A “debt” has been defined to be a sum of money due by a certain and express agreement. A debt in its general sense is a spe*356cific sum of money which is due or owing from one person to another, and denotes not only the obligation of one person to pay, but the right of the other party to receive and enforce payment by judicial action; it is that which one is bound to pay to or perform for another; that which one is obliged to do or suffer. 8 Am. & Eng. Ency. Law, 982; 2 Words & Phrases, 1864; 1 Words & Phrases (2d series), 1226.

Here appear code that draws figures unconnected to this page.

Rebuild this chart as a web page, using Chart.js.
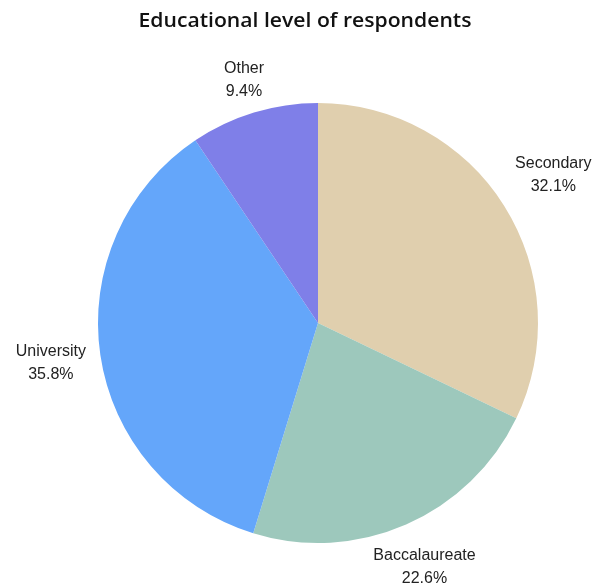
<!DOCTYPE html>
<html>
<head>
<meta charset="utf-8">
<script src="https://cdn.jsdelivr.net/npm/chart.js@4.4.0/dist/chart.umd.min.js"></script>
<style>
  html, body { margin: 0; padding: 0; background: #fff; }
  canvas { display: block; }
</style>
</head>
<body>
<canvas id="chartEducation" width="596" height="584"></canvas>
<script>
var labels = ['Secondary', 'Baccalaureate', 'University', 'Other'];
var values = [32.1, 22.6, 35.8, 9.4];
var colors = ['#e0cfae', '#9dc8bc', '#64a6fa', '#7f7fe8'];

// title drawn above the pie, labels placed outside each slice
var outsideLabels = {
    id: 'outsideLabels',
    afterDraw: function (chart) {
        var ctx = chart.ctx;
        var gap = [58, 46, 50, 34];
        ctx.save();
        ctx.fillStyle = '#111';
        ctx.textAlign = 'center';
        ctx.textBaseline = 'middle';
        ctx.font = '600 20px "Open Sans", Lato, sans-serif';
        var title = 'Educational level of respondents';
        var w = ctx.measureText(title).width;
        var sx = Math.min(1.15, 333 / w);
        ctx.save();
        ctx.translate(305, 21);
        ctx.scale(sx, 1);
        ctx.fillText(title, 0, 0);
        ctx.restore();

        ctx.fillStyle = '#222';
        ctx.font = '16px "Liberation Sans", Arial, sans-serif';
        var meta = chart.getDatasetMeta(0);
        meta.data.forEach(function (arc, i) {
            var p = arc.getProps(['x', 'y', 'startAngle', 'endAngle', 'outerRadius'], true);
            var mid = (p.startAngle + p.endAngle) / 2;
            var r = p.outerRadius + gap[i];
            var x = p.x + Math.cos(mid) * r;
            var y = p.y + Math.sin(mid) * r;
            ctx.fillText(labels[i], x, y - 11);
            ctx.fillText(values[i].toFixed(1) + '%', x, y + 12);
        });
        ctx.restore();
    }
};

new Chart(document.getElementById('chartEducation'), {
    type: 'pie',
    data: {
        labels: labels,
        datasets: [
            {
                data: values,
                backgroundColor: colors,
                borderWidth: 0,
            }
        ]
    },
    options: {
        responsive: false,
        animation: false,
        layout: {
            padding: { top: 103, bottom: 41, left: 98, right: 58 }
        },
        plugins: {
            legend: { display: false },
            title: { display: false },
            tooltip: { enabled: false }
        }
    },
    plugins: [outsideLabels]
});
</script>
</body>
</html>
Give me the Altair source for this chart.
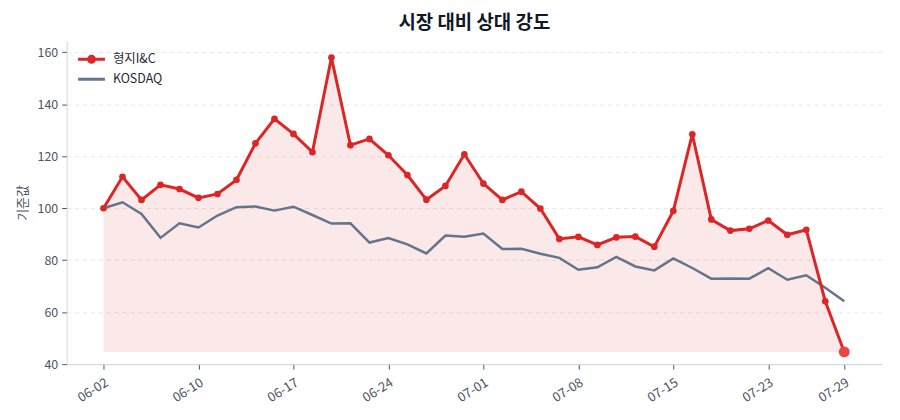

The instrument sued on could not fall within the item of the will above quoted. The word “debt” as therein used should be taken in its ordinary acceptation. “A party making a contract is presumed to intend to bind his executors and administrators, unless it is of such a nature as to call for some personal quality of the testator, or is so worded as plainly to negative such a presumption.” 11 R. C. L. 163, 173. But this contract called' for a personal quality of the testator. It did not create an obligation upon him unless he chose to make it such, and whether the executor might have made the election to pajq it is sufficient to say that he has declined such election.

The paper, without more, could not have been enforced in the hands of the insurer, and, the conditions being written in its face, it does not become stronger in the hands of the plaintiffs. The court does not rule that the policy did not create a liability against the insured for all premiums as they matured. That question is not involved, for the reason that the only obligation sought to be enforced is alleged to inhere in the note.

The court did not err in rendering a judgment in favor of the defendant.

Judgment affirmed.

Jenkins, P. <7., and Stephens, J., concur.